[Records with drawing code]
— Begin —

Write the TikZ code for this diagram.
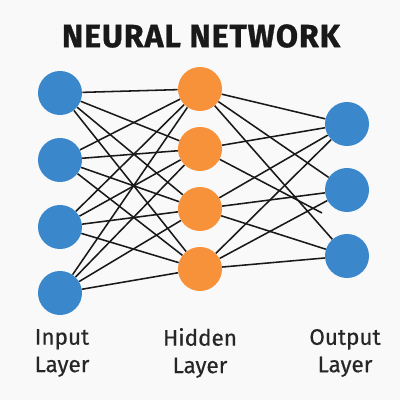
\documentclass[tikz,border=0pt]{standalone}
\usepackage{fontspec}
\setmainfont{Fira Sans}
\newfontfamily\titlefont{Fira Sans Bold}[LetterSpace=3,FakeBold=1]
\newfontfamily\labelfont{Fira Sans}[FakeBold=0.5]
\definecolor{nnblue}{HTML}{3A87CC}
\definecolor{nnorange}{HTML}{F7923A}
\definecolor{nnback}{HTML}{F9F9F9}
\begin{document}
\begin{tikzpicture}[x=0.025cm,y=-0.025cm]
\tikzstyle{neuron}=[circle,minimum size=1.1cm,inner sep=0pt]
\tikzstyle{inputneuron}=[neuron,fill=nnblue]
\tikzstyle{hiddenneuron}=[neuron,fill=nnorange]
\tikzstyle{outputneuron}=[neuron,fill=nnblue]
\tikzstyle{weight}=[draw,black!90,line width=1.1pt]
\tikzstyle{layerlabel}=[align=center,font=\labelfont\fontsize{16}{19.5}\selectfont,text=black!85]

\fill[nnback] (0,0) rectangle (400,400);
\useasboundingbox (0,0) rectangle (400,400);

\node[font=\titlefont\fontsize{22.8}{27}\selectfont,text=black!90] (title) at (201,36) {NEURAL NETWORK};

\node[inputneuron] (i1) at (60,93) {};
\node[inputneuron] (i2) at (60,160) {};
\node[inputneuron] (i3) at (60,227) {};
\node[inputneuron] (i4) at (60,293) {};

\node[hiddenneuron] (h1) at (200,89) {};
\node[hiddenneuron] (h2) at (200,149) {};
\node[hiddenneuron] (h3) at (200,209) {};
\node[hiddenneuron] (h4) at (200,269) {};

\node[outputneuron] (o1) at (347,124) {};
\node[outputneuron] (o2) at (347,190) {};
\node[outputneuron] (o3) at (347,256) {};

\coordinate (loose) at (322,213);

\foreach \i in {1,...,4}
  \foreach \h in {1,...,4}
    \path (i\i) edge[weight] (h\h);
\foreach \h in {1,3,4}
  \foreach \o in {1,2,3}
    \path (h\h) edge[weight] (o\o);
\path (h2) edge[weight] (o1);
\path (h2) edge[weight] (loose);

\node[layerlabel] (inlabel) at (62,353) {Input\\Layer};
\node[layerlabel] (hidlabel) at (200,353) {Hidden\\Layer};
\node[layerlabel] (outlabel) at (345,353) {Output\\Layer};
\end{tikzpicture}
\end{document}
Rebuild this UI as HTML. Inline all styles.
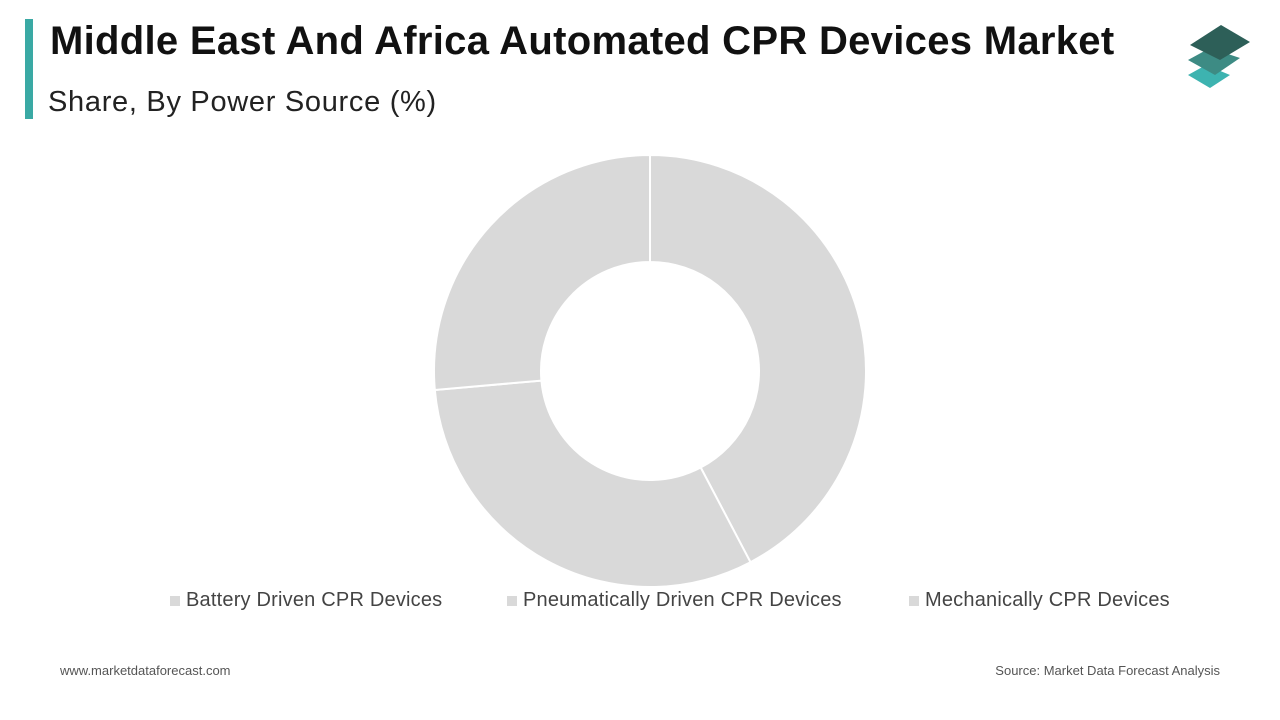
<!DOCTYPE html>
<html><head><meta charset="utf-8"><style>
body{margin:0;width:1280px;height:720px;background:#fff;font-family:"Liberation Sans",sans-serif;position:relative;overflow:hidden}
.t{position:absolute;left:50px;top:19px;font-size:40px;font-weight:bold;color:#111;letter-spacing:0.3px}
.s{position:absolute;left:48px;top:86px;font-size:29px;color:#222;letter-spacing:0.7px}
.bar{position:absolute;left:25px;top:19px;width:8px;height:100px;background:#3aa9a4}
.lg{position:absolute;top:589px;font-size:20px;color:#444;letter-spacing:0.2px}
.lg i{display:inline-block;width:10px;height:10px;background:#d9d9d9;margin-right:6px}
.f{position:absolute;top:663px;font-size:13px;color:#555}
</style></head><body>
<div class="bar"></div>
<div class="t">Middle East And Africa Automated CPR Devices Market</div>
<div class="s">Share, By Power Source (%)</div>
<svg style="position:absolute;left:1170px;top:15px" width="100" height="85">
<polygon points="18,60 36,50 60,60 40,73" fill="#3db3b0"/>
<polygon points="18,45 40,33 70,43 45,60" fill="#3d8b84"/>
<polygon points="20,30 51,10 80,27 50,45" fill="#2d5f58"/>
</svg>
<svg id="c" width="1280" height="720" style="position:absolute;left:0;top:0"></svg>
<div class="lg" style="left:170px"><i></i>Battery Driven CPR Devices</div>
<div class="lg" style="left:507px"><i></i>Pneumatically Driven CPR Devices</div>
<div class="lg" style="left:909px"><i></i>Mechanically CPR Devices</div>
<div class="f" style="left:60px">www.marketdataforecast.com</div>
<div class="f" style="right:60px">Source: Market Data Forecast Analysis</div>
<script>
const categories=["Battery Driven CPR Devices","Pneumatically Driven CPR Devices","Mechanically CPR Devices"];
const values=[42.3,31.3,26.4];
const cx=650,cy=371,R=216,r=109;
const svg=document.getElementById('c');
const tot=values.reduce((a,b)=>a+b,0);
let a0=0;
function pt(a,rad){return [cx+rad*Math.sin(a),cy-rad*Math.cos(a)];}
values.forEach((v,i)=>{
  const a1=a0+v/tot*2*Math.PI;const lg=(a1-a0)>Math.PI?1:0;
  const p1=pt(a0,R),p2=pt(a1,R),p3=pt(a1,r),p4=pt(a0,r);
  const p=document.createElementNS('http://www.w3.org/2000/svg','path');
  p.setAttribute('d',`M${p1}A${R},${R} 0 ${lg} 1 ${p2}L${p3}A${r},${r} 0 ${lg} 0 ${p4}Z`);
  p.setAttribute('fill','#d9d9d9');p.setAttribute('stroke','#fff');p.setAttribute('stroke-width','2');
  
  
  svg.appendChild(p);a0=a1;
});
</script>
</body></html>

— End —

# [Work to complete]
Copy every line above that holds the word "this".

# [Exercise solution]
Write the TikZ code for this diagram.
Rebuild this UI as HTML. Inline all styles.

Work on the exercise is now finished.